Finally found a way to make 260-pound rush specialist Charles Harris flinch.
While being approached for an interview request coming off the practice field Thursday, the Miami Dolphins’ No. 1 draft pick stopped short. He searched the field for one of the team’s media relations staffers. He wanted to know if it was allowed to speak to a reporter without prior approval, if it was within the Dolphins’ protocols.
No big deal, right? I mean, on the long list of things that a prized rookie could mess up … well, just think of Dion Jordan, the defensive end who once was projected to collect stacks and stacks of sacks for the Dolphins.
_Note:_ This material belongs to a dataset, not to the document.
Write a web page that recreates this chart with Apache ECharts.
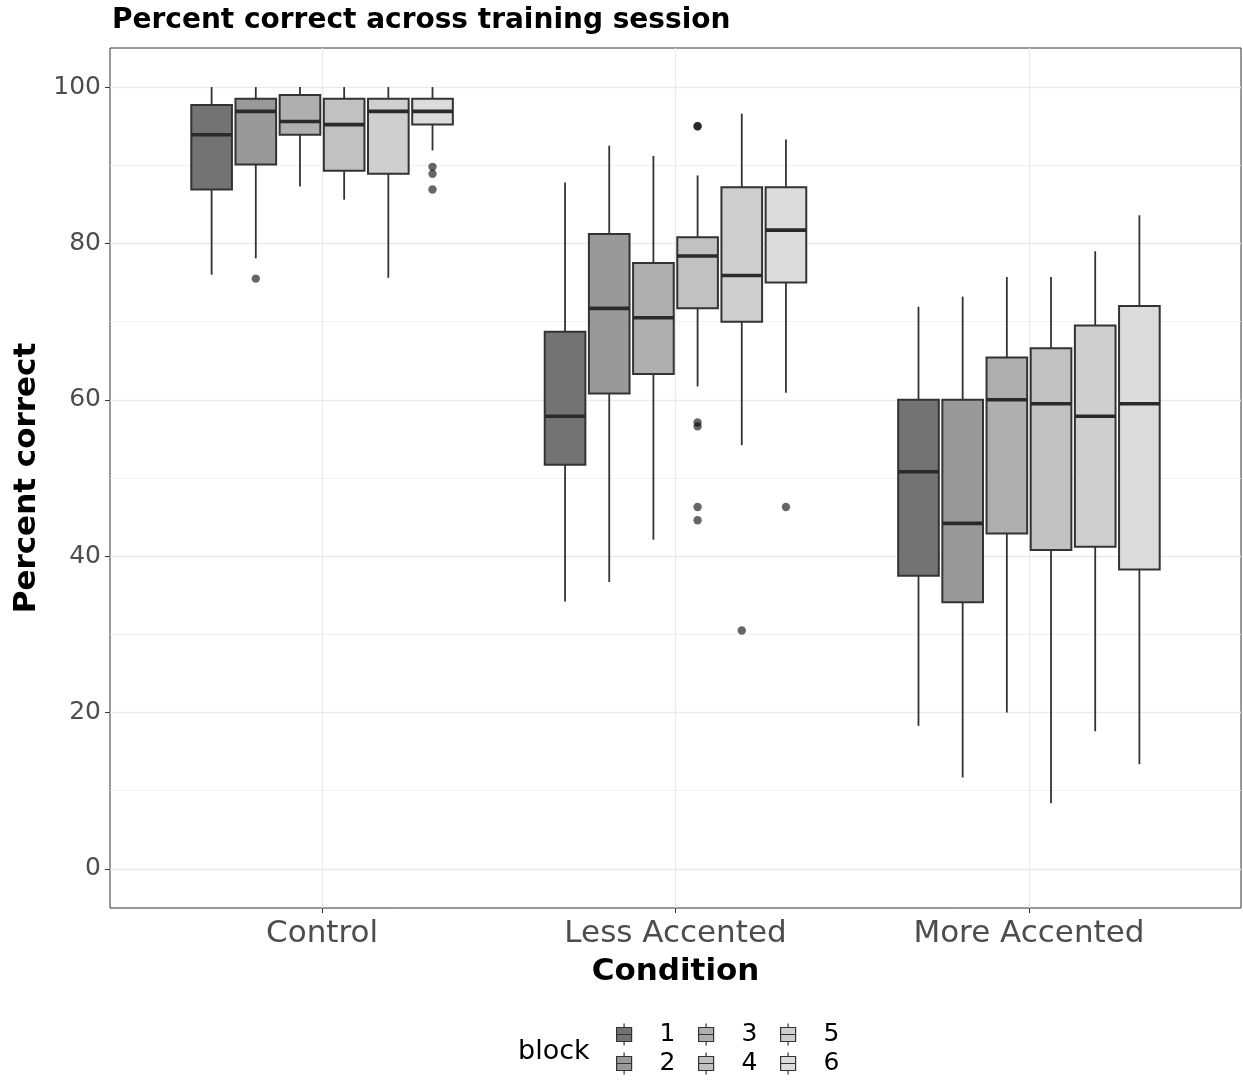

Jordan’s name was in the news again this week over an unexpected knee surgery that’s keeping him from practicing with the Seattle Seahawks. What else is new? Miami is still trying to get over their utter waste of the No. 3 overall pick in the 2013 draft on a player who kept getting suspended under the NFL’s substance abuse policy and never seemed to be ready to play.
It’s not supposed to work that way with an investment like that. What you’re looking for are solid first impressions from any first-rounder.
What you’re looking for is Harris, who has made it through mini-camp just fine and hopes between now and training camp in late July to train with Jason Taylor, the Dolphins’ all-time sack leader and a 2017 inductee to the Pro Football Hall of Fame.
“I’ll just do whatever he tells me to do,” said Harris, who approached Taylor at an offseason team function and hopes to get together in the coming weeks with DeMarcus Ware, another retired Pro Bowl pass rusher.
“Anybody who is great at what they do, I want to be great at what I do. I don’t care if it was Floyd Mayweather. I’d ask him to get into the ring. I don’t care what it is.”
Jordan never seemed to get beyond the draft-day celebration phase. Defensive tackle Jordan Phillips, Miami’s second-round pick in 2015, has been slow, too, in adopting the consistent effort and focus that are required to excel at this level.
Harris shows none of these lethargic signs.
As a matter of fact, on the April night when Miami spent the No. 22 pick in the draft on him, the former Missouri star strived to separate himself from first-rounders who believe they have already reached their ultimate goal, telling reporters, “I’m going to come into the league and I’m going to dominate. I don’t have the same mind-set as everybody else. I’m not trying to just make it there, I’m trying to get there, stay there, dominate, feed my family — everything, for real.”
There are more than just words here. From the start of offseason workouts, Dolphins coach Adam Gase has expressed satisfaction with Harris’ energy and his readiness to move beyond the basics.
“He’s really done a good job of trying to implement the techniques we’re asking him to do,” Gase said, “and doing everything in the run game (and) passing game exactly what he’s coached to do.”
It’s a continuing challenge for Harris, who played basketball and not football until his junior year of high school, to prove that he belongs. When first at Missouri, he didn’t know what to do during basic drills because, he said, “in high school all I did was just chase the quarterback around.”
On one of his first visits to the Dolphins training facility in Davie, Harris said, “I feel like everything is repeating itself. Coming out of high school, I was a zero star. I know how it feels to be at the bottom. I have the same mind-set now.”
Helping his mother Deborah Clark, who has multiple sclerosis, is on Harris’ mind, too. He was home with her in Missouri on draft night rather than absorbing the entire first-round fashion show at Philadelphia.
Where this story goes next is a function of Harris’ maturation as a player. Cameron Wake and Andre Branch will be Miami’s starting defensive ends to start the season. The plan is for Harris to rotate in on passing downs and, eventually, push for starting time.
“Physically, he’s very gifted, explosive, aggressive,” Wake said. “Playing this position there’s no other way that you can be successful unless you have those tools.”
More tools will be added during training camp, plus the pads and the contact that are allowed during that period. Everything up until now has been a warmup.
Compare it, though, to Jordan, who during his time with Miami never even made it to the preheat setting.
This time, the Dolphins have a pass rusher who’s actually in a rush to earn his money.